Q: I was struck by your ability to write about your parents both objectively and compassionately. How did you do it?

A: Alex was my stepfather. I didn't have that messy stuff that comes with blood ties. I adored him, but I felt more objective about him than I would about my father. About my mother, I was always ambivalent. I retained their love, but I became an independent person — moving away, marrying a man who had no social or literary pretentions whatsoever. We (she and her husband) both loved them, but he was critical of them.

Q: Did you have any "Aha" moments while researching the book, when you discovered something you didn't know?

A: The most difficult ... There were letters from June or July 1940 (when the Nazis were invading France) and my mother was complaining that she can't find melons. Also, in the letters, there's no mention of my father's death (Gray's birth father, a French aristocrat, was shot down while flying for the Free French, and Alexander and Tatiana became a couple shortly thereafter).

It could have been because she didn't want to mention my father, because the letters were being read and censored by the Vichy government at the time. But the central tragedy of my life was the central happiness of theirs.

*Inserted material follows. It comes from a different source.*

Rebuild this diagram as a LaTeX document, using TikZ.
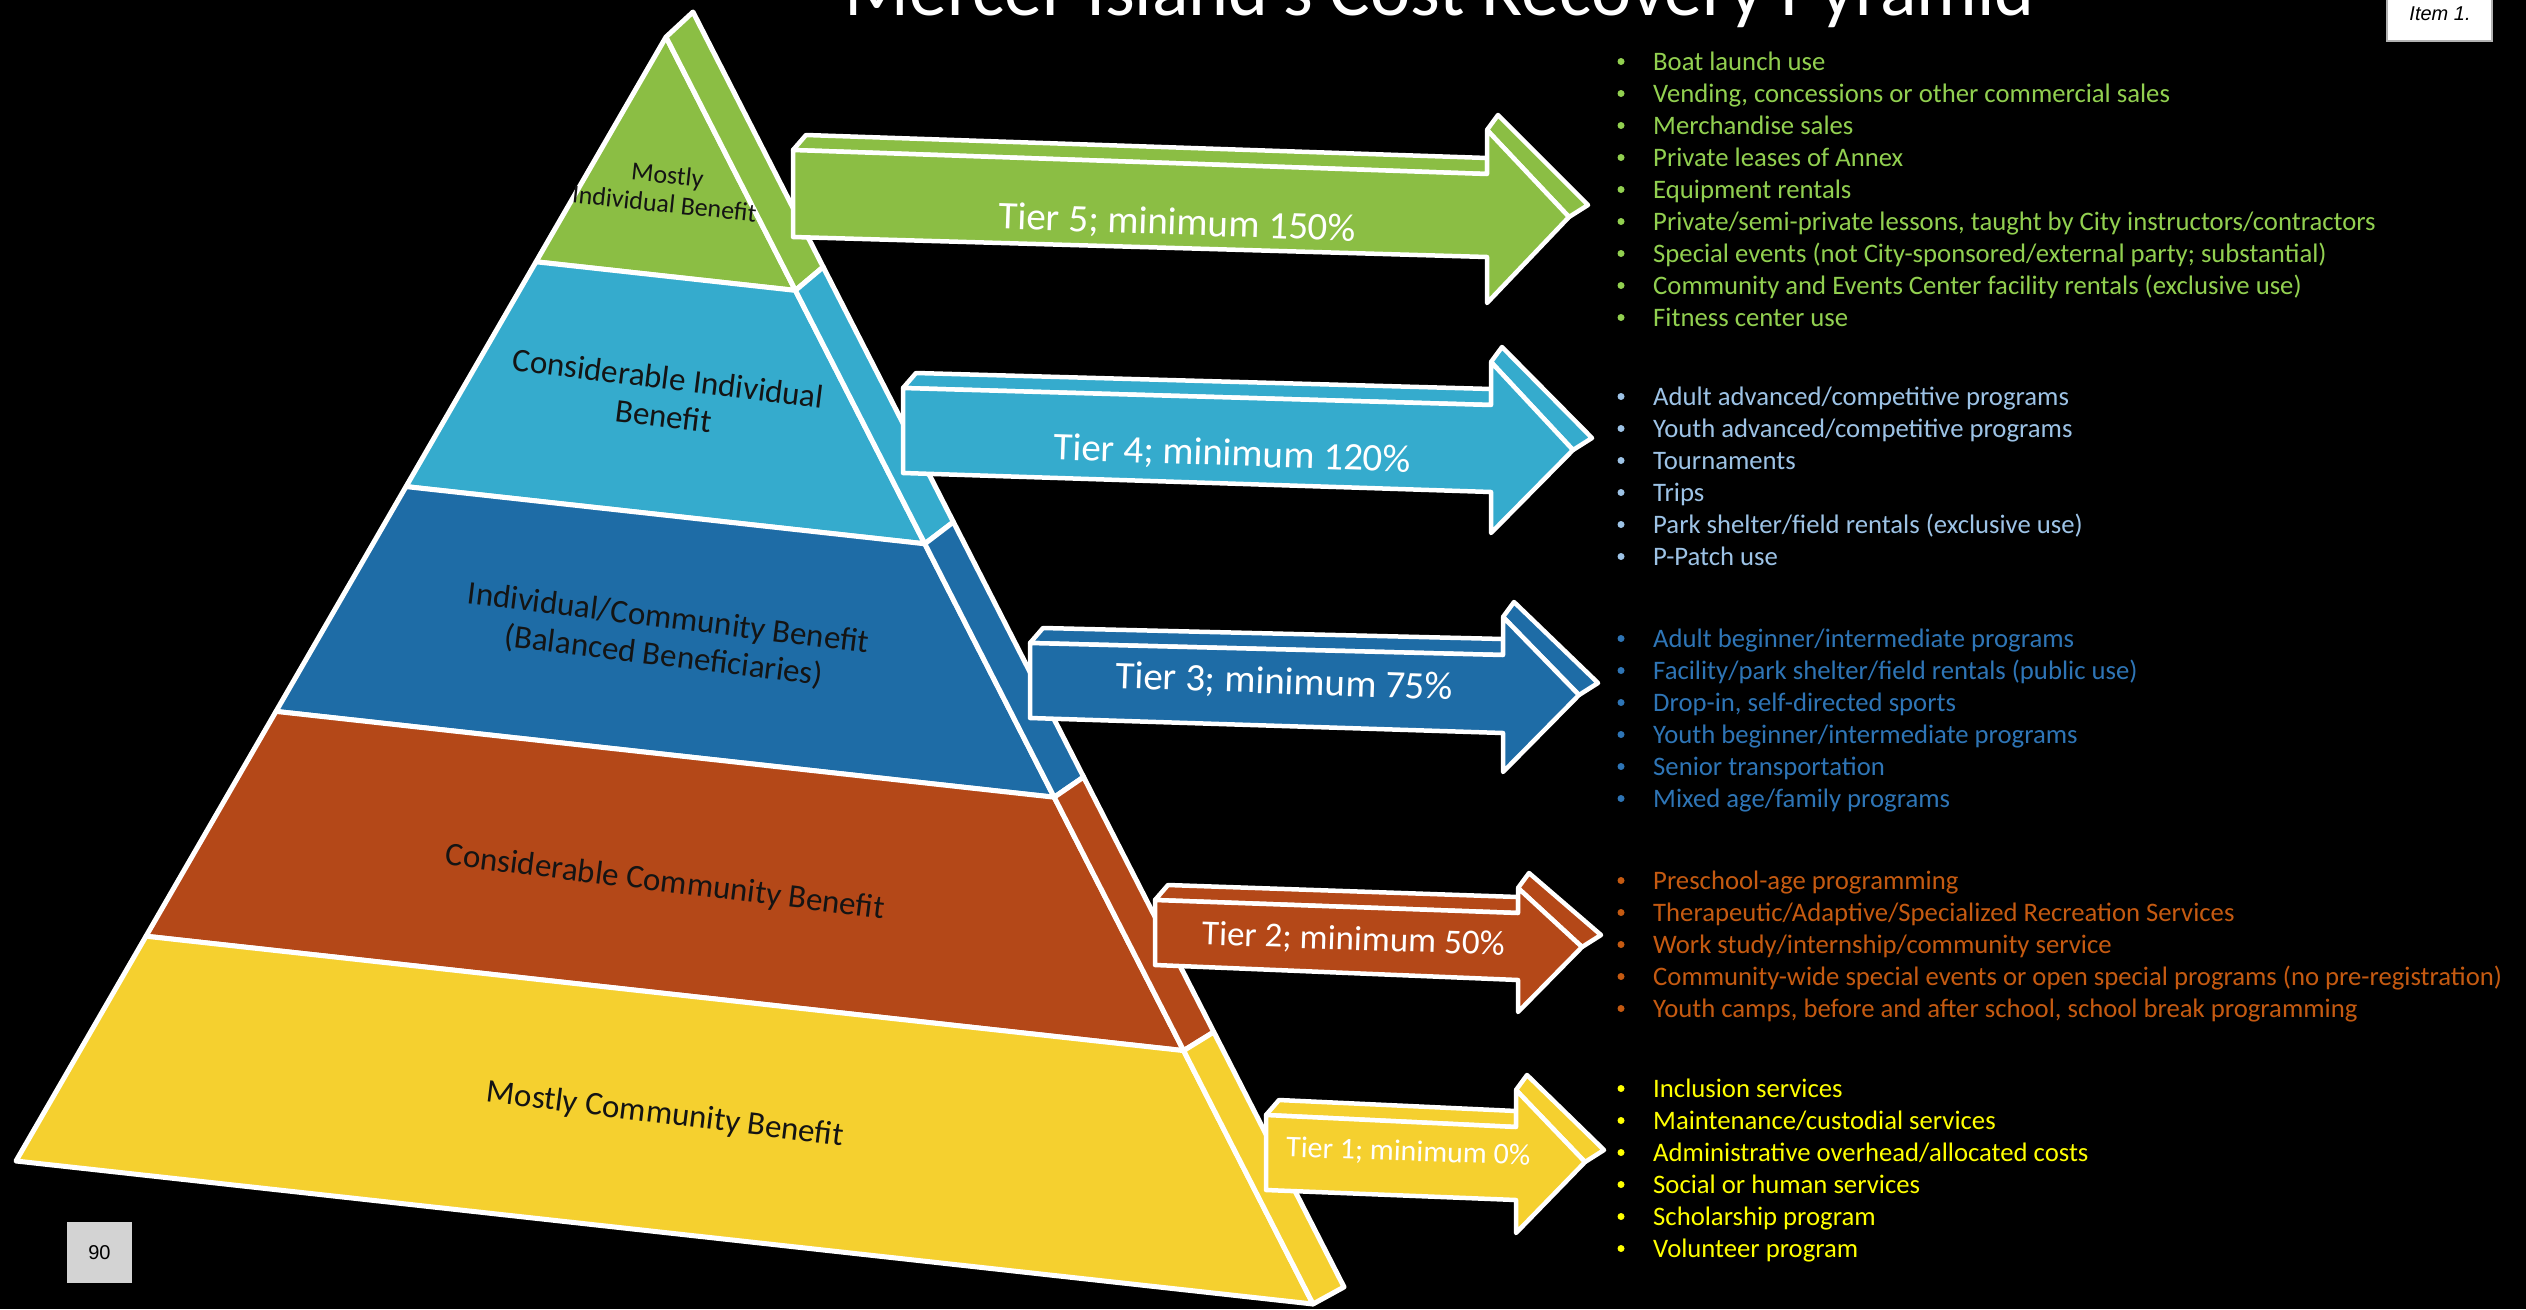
\documentclass[tikz,border=0pt]{standalone}
\usepackage{fontspec}
\setmainfont{Carlito}
\newfontfamily\arialf{Liberation Sans}
\usetikzlibrary{calc}
\definecolor{tgreen}{RGB}{139,190,68}
\definecolor{tlblue}{RGB}{53,171,205}
\definecolor{tblue}{RGB}{30,108,166}
\definecolor{torange}{RGB}{180,72,24}
\definecolor{tyellow}{RGB}{245,208,47}
\definecolor{lgreen}{RGB}{146,208,80}
\definecolor{llblue}{RGB}{157,195,230}
\definecolor{lblue}{RGB}{46,117,182}
\definecolor{lorange}{RGB}{197,90,17}
\definecolor{lyellow}{RGB}{255,255,0}
\definecolor{labeltext}{RGB}{20,20,20}
\definecolor{boxgray}{RGB}{211,211,211}
\newcommand\tierlist[4]{%
  \foreach \t [count=\i from 0] in {#3} {
    \node[bulletdot, fill=#1] (#4b\i) at (1621, #2+32*\i-8.5) {};
    \node[listitem, text=#1] (#4t\i) at (1653, #2+32*\i) {\t};
  }%
}
\begin{document}
\begin{tikzpicture}[x=1pt,y=-1pt,
  piece/.style={draw=white,line width=5pt,line join=round},
  arrowface/.style={draw=white,line width=4.5pt,line join=round},
  tierlabel/.style={text=labeltext,align=center,inner sep=0pt,rotate=-7},
  arrowlabel/.style={text=white,inner sep=0pt,anchor=base,rotate=-2},
  listitem/.style={anchor=base west,inner sep=0pt,font=\fontsize{26.7}{32}\selectfont},
  bulletdot/.style={circle,inner sep=0pt,minimum size=7pt}]
\useasboundingbox (0,0) rectangle (2526,1309);
\fill[black] (0,0) rectangle (2526,1309);

% title (cut by the top edge)
\node[anchor=base west, inner sep=0pt, text=white, font=\fontsize{76}{80}\selectfont] (title) at (844,16) {Mercer Island's Cost Recovery Pyramid};

% pyramid
\coordinate (T) at (666,37);
\coordinate (L) at (16,1161);
\coordinate (R) at (1313,1304);
\coordinate (Tb) at (693,12);
\coordinate (Rb) at (1344,1287);
\foreach \a/\b/\c in {0/0.2/tgreen, 0.2/0.4/tlblue, 0.4/0.6/tblue, 0.6/0.8/torange, 0.8/1/tyellow} {
  \filldraw[piece, fill=\c] ($(T)!\a!(L)$) -- ($(T)!\b!(L)$) -- ($(T)!\b!(R)$) -- ($(T)!\a!(R)$) -- cycle;
  \filldraw[piece, fill=\c] ($(T)!\a!(R)$) -- ($(T)!\b!(R)$) -- ($(Tb)!\b!(Rb)$) -- ($(Tb)!\a!(Rb)$) -- cycle;
}

% pyramid labels
\node[tierlabel, rotate=1, font=\fontsize{26}{29}\selectfont] (p5) at (666,189) {Mostly\\Individual Benefit};
\node[tierlabel, font=\fontsize{33}{38}\selectfont] (p4) at (666,397) {Considerable Individual\\Benefit};
\node[tierlabel, font=\fontsize{33}{38}\selectfont] (p3) at (666,638) {Individual/Community Benefit\\(Balanced Beneficiaries)};
\node[tierlabel, font=\fontsize{33}{38}\selectfont] (p2) at (665,883) {Considerable Community Benefit};
\node[tierlabel, font=\fontsize{33}{38}\selectfont] (p1) at (665,1115) {Mostly Community Benefit};

% 3D arrows
\foreach \c/\L/\TL/\BL/\R/\TR/\BR/\HT/\tx/\ty/\HB in {
  tgreen/793/150/237/1487/174/257/130/1569/217/303,
  tlblue/903/388/473/1491/405/492/362/1573/450/533,
  tblue/1030/643/718/1503/655/733/617/1579/695/772,
  torange/1155/900/965/1518/913/980/888/1582/947/1012,
  tyellow/1266/1115/1190/1516/1127/1200/1090/1585/1162/1233} {
  \filldraw[arrowface, fill=\c] (\L,\TL) -- (\L+13,\TL-15) -- (\R,\TR-16) -- (\R,\TR) -- cycle;
  \filldraw[arrowface, fill=\c] (\R,\HT) -- (\R+11,\HT-15) -- (\tx+19,\ty-12) -- (\tx,\ty) -- cycle;
  \filldraw[arrowface, fill=\c] (\L,\TL) -- (\R,\TR) -- (\R,\HT) -- (\tx,\ty) -- (\R,\HB) -- (\R,\BR) -- (\L,\BL) -- cycle;
}
\node[arrowlabel, font=\fontsize{39}{45}\selectfont] (a5) at (1177,235) {Tier 5; minimum 150\%};
\node[arrowlabel, font=\fontsize{39}{45}\selectfont] (a4) at (1232,466) {Tier 4; minimum 120\%};
\node[arrowlabel, font=\fontsize{39}{45}\selectfont] (a3) at (1284,694) {Tier 3; minimum 75\%};
\node[arrowlabel, font=\fontsize{35}{40}\selectfont] (a2) at (1353,950) {Tier 2; minimum 50\%};
\node[arrowlabel, font=\fontsize{30}{35}\selectfont] (a1) at (1408,1161) {Tier 1; minimum 0\%};

% lists
\tierlist{lgreen}{70}{Boat launch use, {Vending, concessions or other commercial sales}, Merchandise sales, Private leases of Annex, Equipment rentals, {Private/semi-private lessons, taught by City instructors/contractors}, {Special events (not City-sponsored/external party; substantial)}, Community and Events Center facility rentals (exclusive use), Fitness center use}{g}
\tierlist{llblue}{405}{Adult advanced/competitive programs, Youth advanced/competitive programs, Tournaments, Trips, Park shelter/field rentals (exclusive use), P-Patch use}{lb}
\tierlist{lblue}{647}{Adult beginner/intermediate programs, Facility/park shelter/field rentals (public use), {Drop-in, self-directed sports}, Youth beginner/intermediate programs, Senior transportation, Mixed age/family programs}{b}
\tierlist{lorange}{889}{Preschool-age programming, Therapeutic/Adaptive/Specialized Recreation Services, Work study/internship/community service, Community-wide special events or open special programs (no pre-registration), {Youth camps, before and after school, school break programming}}{o}
\tierlist{lyellow}{1097}{Inclusion services, Maintenance/custodial services, Administrative overhead/allocated costs, Social or human services, Scholarship program, Volunteer program}{y}

% page number box and item box
\node[fill=boxgray, minimum width=65pt, minimum height=61pt, inner sep=0pt, font=\arialf\fontsize{20}{24}\selectfont] (pg) at (99.5,1252.5) {90};
\node[fill=white, draw=gray!60, line width=1.5pt, minimum width=105pt, minimum height=50pt, inner sep=0pt] (itembox) at (2439.5,16) {};
\node[anchor=base, inner sep=0pt, font=\arialf\itshape\fontsize{20}{24}\selectfont] (itemtxt) at (2440,20) {Item 1.};
\end{tikzpicture}
\end{document}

Q: Why was your mother so secretive?

A: She had a genuine modesty, physically and emotionally. She never showed herself naked, even in front of her husband. There's a French word, pudeur, that refers to a kind of psychological/puritanical modesty. Not showing yourself. It also applies to sentiment. You don't reveal yourself. She was very modest, physically and emotionally.

The last time she ever saw her mother was at the railroad station (as Tatiana's mother put her on the train for Paris, to get her out of the tumultuous post-Revolutionary Soviet Union).

I asked my mother, "What were your mother's emotions? She said, "Probably one less mouth to feed." It was 1925 — maybe they didn't know they would ever see each other again. Still, that was her way of dodging the question.

Q: What did you make of the "Million Little Pieces" memoir scandal?

A: It didn't bother me. I had nothing to hide ... I didn't need to embellish. What I already had was so extravagant and rich.

If it had been an important book, then was proven to be factually wrong ... but the book was nothing that would ever go down in history.

Q: So many memoirs seem driven by a desire to take revenge on someone who wronged the author.

A: Mine was not driven by revenge, but by a need to commemorate an injustice. Even as a child, I always had this passionate need to correct facts.

My stepfather published a book called "Then." It was his portraits of the celebrity people he had known, people such as Babe Paley, De Kooning, Salvador Dali — all the people he had known in the art world. In his captions, he would say, on such-and-such a date, Françoise de La Renta came into our lives. I would say, Alex, it was 1959, not 1952. He said, "I don't give a damn about facts."

Q: On the book tour, what do people who have read the book ask you about?

A: They ask me how I survived. They want to know how marked I was by the war years. They want to know how it felt to be brushed aside. I say that I sought refuge in my schools. I found alternate families; wonderful people. I created my own little realm of power, my own little kingdom.